Open RAN and “White Box” Radio

Certainly very few people with an interest in mobile networks are unaware of the advent of Open RAN. Sometimes, though, the concept gets a little murky with all the discussion of “disaggregated software” running on “commercial off-the-shelf hardware” and using open APIs and even “white box radios”.

The idea of “white box” recalls ATT’s Domain 2.0 program that heralded virtualization in telecommunications networks. (For example, see the ECOMP paper from 2016.) White box switches and routers are examples of “hardware/software disaggregation”, an inelegant phrase that refers to the now accepted practice of generic hardware that will run forwarding software from any of a number of vendors. Generic hardware by definition can be built by anyone, and with the right drivers supports anyone’s software, leading to competition among hardware and software vendors for space in the enterprise rack.

Sounds like a no-brainer, especially since the concept has proven itself in practice. The ORAN Alliance even has a workgroup dedicated to “white box radio”. (See for example WG7 on this page.) Workgroup 7 publishes reference designs and architecture specifications for base station radios, as well as for servers for RAN applications.

But this is not what it seems.

First of all, WG7’s reference designs lack a hardware abstraction layer. This is not by accident. There is simply no intent to define an internal API for radio hardware, à la a PC BIOS or Open Compute’s Switch Abstraction Interface. ORAN defines an information model that applies to the radio, but this describes information elements carried over fronthaul between the radio and its controlling server, not how the radio hardware is represented internally to the radio software.

In other words, even with WG7’s reference designs, the radio software is proprietary to the radio. The radio product is in fact a black box. It has an open API to the rest of the network, but the network operator does not — can not — control the software.

But what if hardware vendors follow the ORAN reference designs? If all hardware designs for a given application are the same and openly available, wouldn’t that make a hardware abstraction layer unnecessary?

Perhaps. But then the only way for an OEM to differentiate competitively would be on price, which is not an attractive proposition — especially for a radio-savvy OEM who has the ability to optimize for particular needs.

The same observation applies to Facebook’s Evenstar program. And in fact, there is only one hardware vendor bringing a single 4T4R radio on band 3 to market under this program, MTI.

Now, MTI is a capable OEM. But singly they hardly qualify as a radio “ecosystem”. And the ecosystem is what open RAN is all about.

Mavenir for one certainly recognizes this. It recently announced the creation of a business unit devoted to radio hardware. In an interview with Fierce Wireless, Mavenir’s CEO stated, “open RAN won’t be successful unless there are radios that suit the needs of many operators who all have different spectrum and different requirements.” (Article here.)

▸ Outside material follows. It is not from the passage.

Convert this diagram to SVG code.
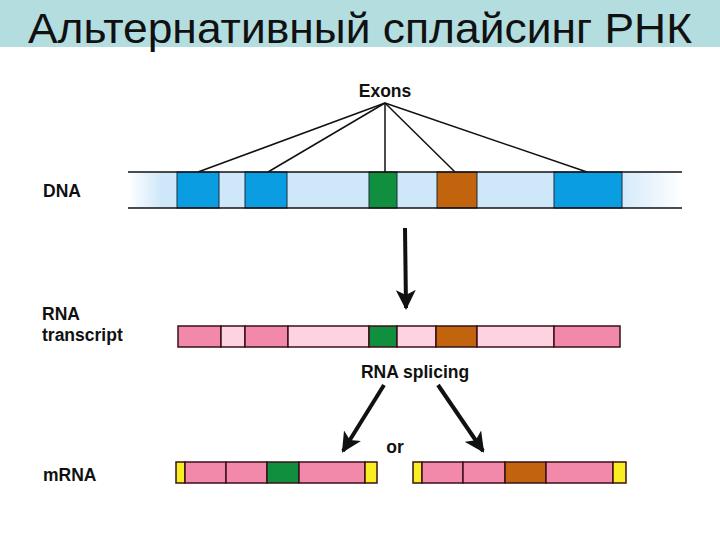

For us to address a global market, we would need over 100 radios. We cannot do it ourselves. Our goal is to give reference designs to people and other companies so they can build radios that will create an ecosystem.

A worthy aim.

Further:

Mavenir will open source the reference design for its Massive MIMO radio after it’s completed. ‘This is our own internal IP,’ said Kohli. ‘To make something open source, you have to own it. We are first building it ourselves and then will make it available. We’ll also build the radio software and make that open source as well.’

This is quite ambitious, although quite vague as well. It leaves one of the biggest questions unanswered: intellectual property rights.

Specifically, patents. Although so-called “essential patents” (essential to implement an industry standard) are generally associated with software, some of that software resides in the radio, particularly massive MIMO radios. Even if it’s open source, a patent is a patent, and the patent holder gets paid.

But the hard part with radio patents is their sheer number and diversity. So the question of IPR becomes who tracks down all the relevant patent owners and negotiates licenses. If Mavenir plans to implement their own patent pool with pre-negotiated licenses, I don’t know why they don’t shout it from the rooftops. It would be a game-changer.

Because this is how the game is played with handsets, modems, C-V2X, etc. Many patents are wrapped up in silicon, and the OEM pays the price in a simple transaction with the silicon vendor. Other patents are available through patent pools like Avanci’s. But these are for user devices. On the network side, i.e. the RAN, there is little to no relevant IPR wrapped up in silicon (apart from small cells), and no pools that I am aware of.

Radio for mobile networks is hard enough. Many bands, FDD as well as TDD, many operators with many disparate needs, multiplied over many MIMO levels. And rumor has it that MTI really struggled with their single-band 4T4R for a time, which is a very basic radio. Without a turn-key solution to patents, it’s hard to envision an ecosystem of small, scrappy radio players that open RAN evangelists seem to expect. Rather, at the moment it seems much more plausible that Fujitsu, NEC, Nokia, Samsung, and eventually Ericsson will become the main players.

Unless Mavenir has a pool up its sleeve.